--- START OF DATA SECTION ---

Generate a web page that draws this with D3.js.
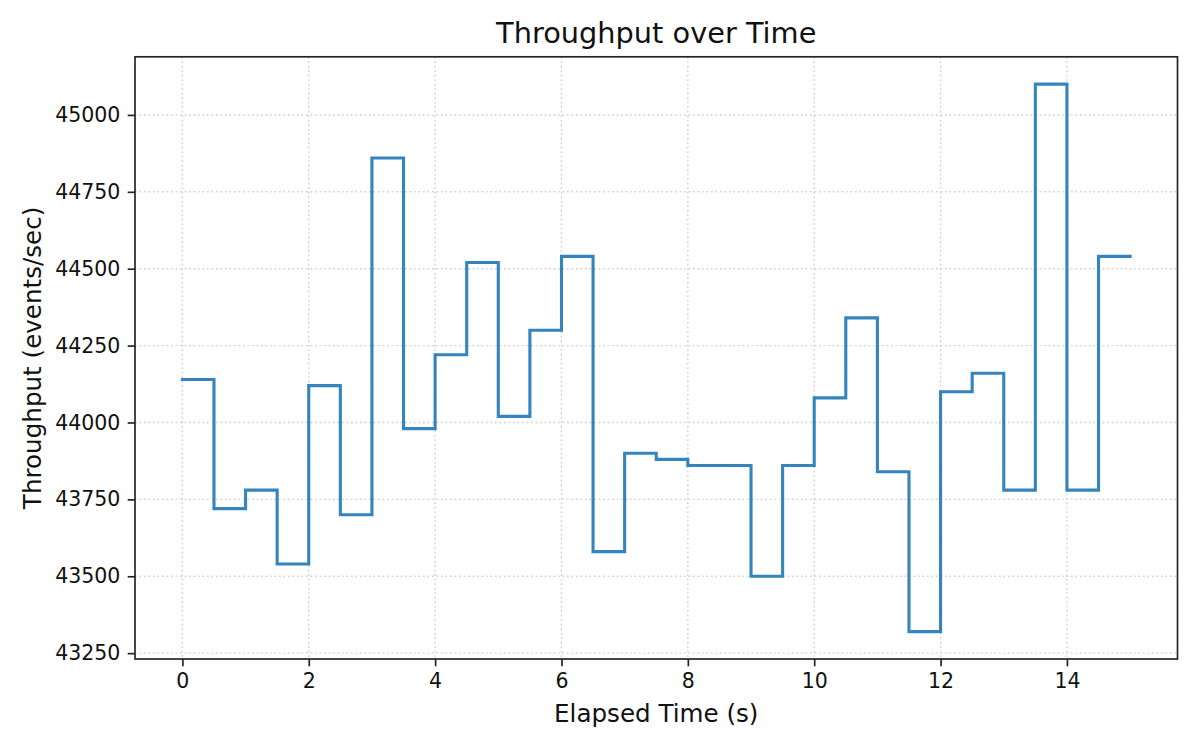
<!DOCTYPE html>
<html><head><meta charset="utf-8">
<script src="https://cdn.jsdelivr.net/npm/d3@7"></script>
<style>body{margin:0;background:#fff}svg{font-family:"DejaVu Sans",sans-serif}</style>
</head><body><svg id="c" width="1200" height="750"></svg>
<script>
const times = [0,0.5,1,1.5,2,2.5,3,3.5,4,4.5,5,5.5,6,6.5,7,7.5,8,8.5,9,9.5,10,10.5,11,11.5,12,12.5,13,13.5,14,14.5,15];
const throughput = [44140,43720,43780,43540,44120,43700,44860,43980,44220,44520,44020,44300,44540,43580,43900,43880,43860,43860,43500,43860,44080,44340,43840,43320,44100,44160,43780,45100,43780,44540,44540];
const xTicks = [0,2,4,6,8,10,12,14];
const yTicks = [43250,43500,43750,44000,44250,44500,44750,45000];

const svg = d3.select("#c");
const L=135,R=1177.5,T=56.8,B=659;
const x = d3.scaleLinear().domain([-0.75,15.75]).range([L,R]);
const y = d3.scaleLinear().domain([43231,45189]).range([B,T]);

// grid
svg.append("g").selectAll("line").data(xTicks).join("line")
  .attr("x1",d=>x(d)).attr("x2",d=>x(d)).attr("y1",T).attr("y2",B)
  .attr("stroke","#d0d0d0").attr("stroke-width",1.4).attr("stroke-dasharray","1.7,2.8");
svg.append("g").selectAll("line").data(yTicks).join("line")
  .attr("x1",L).attr("x2",R).attr("y1",d=>y(d)).attr("y2",d=>y(d))
  .attr("stroke","#d0d0d0").attr("stroke-width",1.4).attr("stroke-dasharray","1.7,2.8");

// line
const data = times.map((t,i)=>[t,throughput[i]]);
svg.append("path").datum(data)
  .attr("d", d3.line().x(d=>x(d[0])).y(d=>y(d[1])).curve(d3.curveStepAfter))
  .attr("fill","none").attr("stroke","#1f77b4").attr("stroke-opacity",0.9)
  .attr("stroke-width",3.1).attr("stroke-linejoin","miter").attr("stroke-linecap","square");

// axes
const xa = svg.append("g").attr("transform",`translate(0,${B})`)
  .call(d3.axisBottom(x).tickValues(xTicks).tickSize(7.3).tickPadding(7.3).tickFormat(d3.format("d")));
const ya = svg.append("g").attr("transform",`translate(${L},0)`)
  .call(d3.axisLeft(y).tickValues(yTicks).tickSize(7.3).tickPadding(7.3).tickFormat(d3.format("d")));
[xa,ya].forEach(a=>{
  a.select(".domain").remove();
  a.attr("font-size",null).attr("font-family",null);
  a.selectAll(".tick line").attr("stroke","#222").attr("stroke-width",1.67);
  a.selectAll(".tick text").attr("fill","#111").style("font-size","20.5px").style("font-family","DejaVu Sans");
});
svg.append("rect").attr("x",L).attr("y",T).attr("width",R-L).attr("height",B-T)
  .attr("fill","none").attr("stroke","#222").attr("stroke-width",1.67);

// labels
svg.append("text").attr("x",(L+R)/2).attr("y",43).attr("text-anchor","middle")
  .style("font-size","28.8px").attr("fill","#111").text("Throughput over Time");
svg.append("text").attr("x",(L+R)/2).attr("y",721.5).attr("text-anchor","middle")
  .style("font-size","24.6px").attr("fill","#111").text("Elapsed Time (s)");
svg.append("text").attr("transform",`translate(41,${(T+B)/2}) rotate(-90)`).attr("text-anchor","middle")
  .style("font-size","24.6px").attr("fill","#111").text("Throughput (events/sec)");
</script></body></html>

--- END OF DATA SECTION ---

WHAT THE TASK ASKS: Repeat the listing above from its first line through the line that contains "yTicks = [43250,43500,43750,44000,44250,44500,44750,45000];", both included, and nothing more. Drop the pictures.

COMPLETED TASK:
Generate a web page that draws this with D3.js.
<!DOCTYPE html>
<html><head><meta charset="utf-8">
<script src="https://cdn.jsdelivr.net/npm/d3@7"></script>
<style>body{margin:0;background:#fff}svg{font-family:"DejaVu Sans",sans-serif}</style>
</head><body><svg id="c" width="1200" height="750"></svg>
<script>
const times = [0,0.5,1,1.5,2,2.5,3,3.5,4,4.5,5,5.5,6,6.5,7,7.5,8,8.5,9,9.5,10,10.5,11,11.5,12,12.5,13,13.5,14,14.5,15];
const throughput = [44140,43720,43780,43540,44120,43700,44860,43980,44220,44520,44020,44300,44540,43580,43900,43880,43860,43860,43500,43860,44080,44340,43840,43320,44100,44160,43780,45100,43780,44540,44540];
const xTicks = [0,2,4,6,8,10,12,14];
const yTicks = [43250,43500,43750,44000,44250,44500,44750,45000];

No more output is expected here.